One of the reasons for softer growth in recent years is a decline in savings rate. Higher growth in the last decade was backed by higher savings. India’s savings rate is estimated to have declined from the level of about 37% of the gross domestic product in 2007-08 to under 30% in 2016-17. India will need higher savings to sustain higher growth. A stable macro environment should augment savings and investment.
Secondly, fix the banking sector. It is now well accepted that high levels of non-performing assets—particularly in public sector banks—are a drag on investments and growth. The sector needs a fresh road map in the short to medium term that not only addresses the current problem, but also provides the necessary checks and balances so that a similar situation is avoided in the future. NITI Aayog’s action agenda has suggested auctioning assets to private asset reconstruction companies. For a durable solution, the government should reconsider its role in the sector. A significant reduction in government holding in banks will augur well for the economy.
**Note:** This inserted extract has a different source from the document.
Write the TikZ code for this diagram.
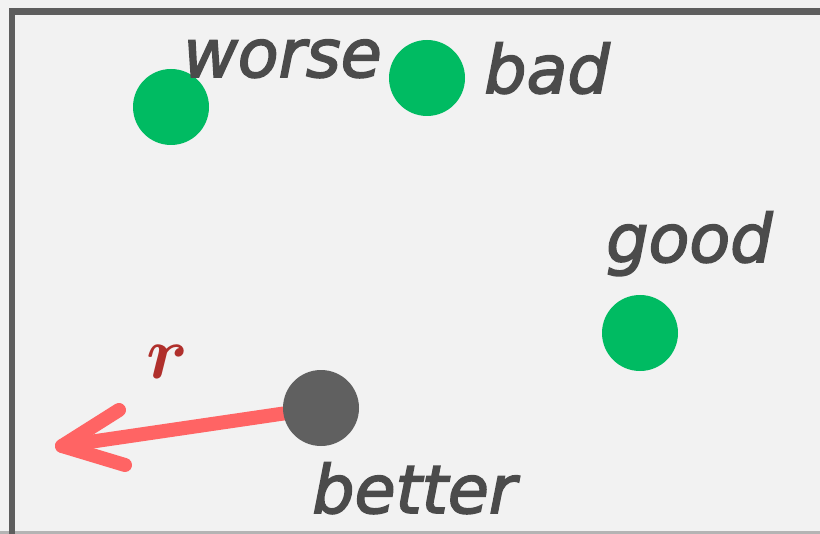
\RequirePackage{fix-cm}
\documentclass[tikz,border=0pt]{standalone}
\usepackage{fontspec}
\usepackage{bm}
\newfontfamily\labelfont[ItalicFeatures={FakeBold=2.5}]{DejaVu Sans}
\definecolor{bggray}{HTML}{F2F2F2}
\definecolor{framegray}{HTML}{5E5E5E}
\definecolor{basegray}{HTML}{B4B4B4}
\definecolor{dotgreen}{HTML}{00BB62}
\definecolor{dotgray}{HTML}{606060}
\definecolor{lblgray}{HTML}{4B4B4B}
\definecolor{arrowred}{HTML}{FF6464}
\definecolor{rred}{HTML}{B0302C}
\begin{document}
\begin{tikzpicture}[x=0.75pt,y=-0.75pt,
  dot/.style={circle,inner sep=0pt,minimum size=57pt},
  greendot/.style={dot,fill=dotgreen},
  graydot/.style={dot,fill=dotgray},
  lbl/.style={font=\labelfont\itshape\fontsize{50}{50}\selectfont,text=lblgray,inner sep=0pt,anchor=base west},
  redline/.style={draw=arrowred,line width=10.5pt,line cap=round,line join=round}]
\useasboundingbox (0,0) rectangle (820,534);
\fill[bggray] (0,0) rectangle (820,534);
\draw[basegray,line width=2.2pt] (0,532.5) -- (820,532.5);
\draw[framegray,line width=5pt] (12,534) -- (12,11.5) -- (820,11.5);
% dots
\node[greendot] (worsedot) at (171,107) {};
\node[greendot] (baddot) at (427,78) {};
\node[greendot] (gooddot) at (640,333) {};
% labels
\node[lbl] (worselbl) at (183,77) {worse};
\node[lbl] (badlbl) at (484,93) {bad};
\node[lbl] (goodlbl) at (606,262) {good};
\node[lbl] (betterlbl) at (312,513) {better};
% arrow
\coordinate (betterc) at (321,408);
\coordinate (tip) at (62,446);
\coordinate (barbA) at (119,410);
\coordinate (barbB) at (125,465);
\draw[redline] (betterc) -- (tip);
\draw[redline] (barbA) -- (tip) -- (barbB);
\node[graydot] (betterdot) at (betterc) {};
\node[inner sep=0pt,anchor=base west,text=rred,font=\fontsize{56}{56}\selectfont] (rlbl) at (146,378) {$\bm{r}$};
\end{tikzpicture}
\end{document}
Further, India also needs a lively corporate bond market as it will provide an alternative source of financing and reduce the pressure on the banking sector. A vibrant, competitive and stable financial sector will help push investment and growth in the medium to long run.
Thirdly, improve conditions in land and labour markets. In order to sustain higher growth, the government will need to make it easier for businesses to acquire land and hire labour. India is a country of small enterprises. The latest economic census shows that on an average, enterprises in India employ only 2.24 workers. The small and informal nature of business enterprises in India affects productivity and is an impediment to growth. One of the reasons for having too many small enterprises is rigid labour laws. The government should work on creating a flexible labour market, which will allow businesses to take advantage of economies of scale. Similarly, the government also needs to make it easier for businesses to acquire land. A number of projects are stuck because of land acquisition problems. Reforms in these markets would require greater coordination between the Centre and states.
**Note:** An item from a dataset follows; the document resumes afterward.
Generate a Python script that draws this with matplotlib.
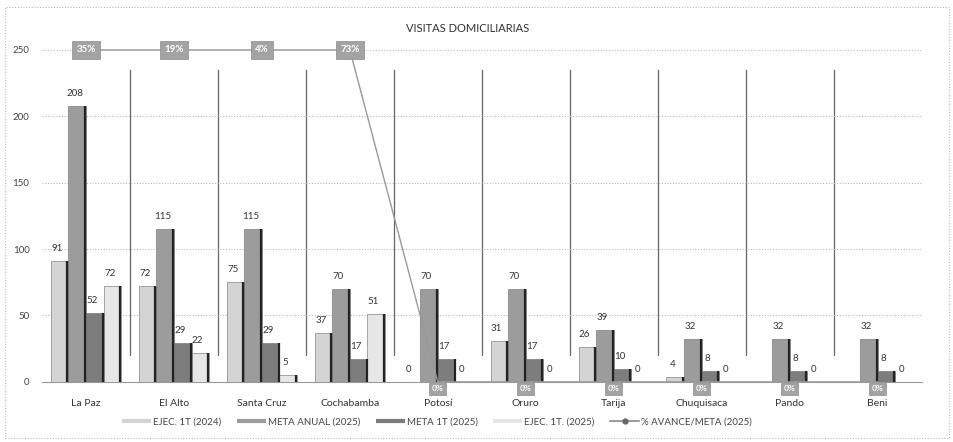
import numpy as np
import matplotlib
matplotlib.use("Agg")
import matplotlib.pyplot as plt
from matplotlib.lines import Line2D
from matplotlib.patches import Rectangle

plt.rcParams['font.family'] = ['Lato', 'DejaVu Sans']

regiones = ["La Paz", "El Alto", "Santa Cruz", "Cochabamba", "Potosí",
            "Oruro", "Tarija", "Chuquisaca", "Pando", "Beni"]
ejec_2024 = [91, 72, 75, 37, 0, 31, 26, 4, np.nan, np.nan]
meta_anual_2025 = [208, 115, 115, 70, 70, 70, 39, 32, 32, 32]
meta_1t_2025 = [52, 29, 29, 17, 17, 17, 10, 8, 8, 8]
ejec_1t_2025 = [72, 22, 5, 51, 0, 0, 0, 0, 0, 0]
avance_pct = [35, 19, 4, 73, 0, 0, 0, 0, 0, 0]
pct_tope = 4  # the % axis tops out here, higher values sit on the top edge

series = [
    ("EJEC. 1T (2024)", ejec_2024, "#d4d4d4"),
    ("META ANUAL (2025)", meta_anual_2025, "#9c9c9c"),
    ("META 1T (2025)", meta_1t_2025, "#7d7d7d"),
    ("EJEC. 1T. (2025)", ejec_1t_2025, "#e6e6e6"),
]

fig = plt.figure(figsize=(9.54, 4.42), dpi=100)
ax = fig.add_axes([0.044, 0.136, 0.922, 0.751])

x = np.arange(len(regiones))
w = 0.2
for i, (name, vals, col) in enumerate(series):
    pos = x + (i - 1.5) * w
    v = np.nan_to_num(np.array(vals, dtype=float))
    ax.bar(pos, v, width=w, color=col, edgecolor="#6a6a6a", linewidth=0.4, zorder=3)
    # dark right edge like the 3D look of the original
    ax.vlines(pos + w / 2 - 0.01, 0, v, color="#222222", linewidth=1.6, zorder=4)
    for p, val in zip(pos, vals):
        if np.isnan(val):
            continue
        ax.text(p - 0.03, val + 6, f"{int(val)}", ha="center", va="bottom",
                fontsize=7, color="#333333", zorder=5)

ax.set_xlim(-0.5, len(regiones) - 0.5)
ax.set_ylim(0, 250)
ax.set_yticks([0, 50, 100, 150, 200, 250])
ax.tick_params(axis="y", labelsize=7, colors="#444444", length=0, pad=9)
ax.set_xticks(x)
ax.set_xticklabels(regiones, fontsize=7.5, color="#333333")
ax.tick_params(axis="x", length=0, pad=12)
ax.grid(axis="y", linestyle=(0, (1, 1.5)), color="#bbbbbb", linewidth=0.8, zorder=0)
for s in ["top", "right", "left"]:
    ax.spines[s].set_visible(False)
ax.spines["bottom"].set_color("#999999")

# separators between regions
for b in x[:-1] + 0.5:
    ax.axvline(b, ymin=0.08, ymax=0.94, color="#666666", linewidth=0.9, zorder=1)

# % avance / meta on a secondary axis
ax2 = ax.twinx()
ax2.set_ylim(0, pct_tope)
ax2.axis("off")
pct_plot = np.minimum(avance_pct, pct_tope)
ax2.plot(x, pct_plot, color="#999999", linewidth=1.0, zorder=6, clip_on=False)
for xi, yi, p in zip(x, pct_plot, avance_pct):
    if p > 0:
        off, fs, pad = 0, 7, 0.45
    else:
        off, fs, pad = -5, 6, 0.3
    ax2.annotate(f"{p}%", (xi, yi), xytext=(0, off), textcoords="offset points",
                 ha="center", va="center", fontsize=fs, color="white",
                 fontweight="bold", annotation_clip=False,
                 bbox=dict(boxstyle=f"square,pad={pad}", fc="#a3a3a3", ec="#8c8c8c", lw=0.5),
                 zorder=7)

fig.text(0.49, 0.935, "VISITAS DOMICILIARIAS", ha="center", va="center",
         fontsize=8, color="#333333")

handles = [Line2D([0], [0], color=c, linewidth=3, solid_capstyle="butt") for _, _, c in series]
handles.append(Line2D([0], [0], color="#8a8a8a", linewidth=1.2, marker="o",
                      markersize=3.5, markerfacecolor="#666666", markeredgecolor="#666666"))
labels = [s[0] for s in series] + ["% AVANCE/META (2025)"]
fig.legend(handles, labels, loc="center", bbox_to_anchor=(0.458, 0.045), ncol=5,
           frameon=False, fontsize=7, handlelength=3.0, handletextpad=0.2,
           columnspacing=1.6, labelcolor="#444444")

fig.patches.append(Rectangle((0.005, 0.01), 0.99, 0.975, transform=fig.transFigure,
                             fill=False, edgecolor="#bbbbbb", linewidth=0.8,
                             linestyle=(0, (1, 1.5))))

fig.savefig("out.png", dpi=100)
Finally, the government needs to review its own functioning and change in a way that allows the market to attain its full potential. For instance, it will need to withdraw from commercial activities through privatization and focus on strengthening regulatory capabilities. Further, it should always be careful about the unintended consequences of intervention. The recent decision of the Narendra Modi government to impose price caps on coronary stents is an example of exactly what the government should not be doing. Price caps inevitably result in shortages with adverse consequences. The government should always avoid such decisions.
It can be said with near certainty that like the last decade and a half, the next 15 years will also bring tremendous change, especially in the area of technology, and throw up new opportunities and challenges. Therefore, policymakers will need to constantly work on multiple levels in order to create enabling conditions that will allow the Indian economy to develop at a rapid pace and achieve long-term goals.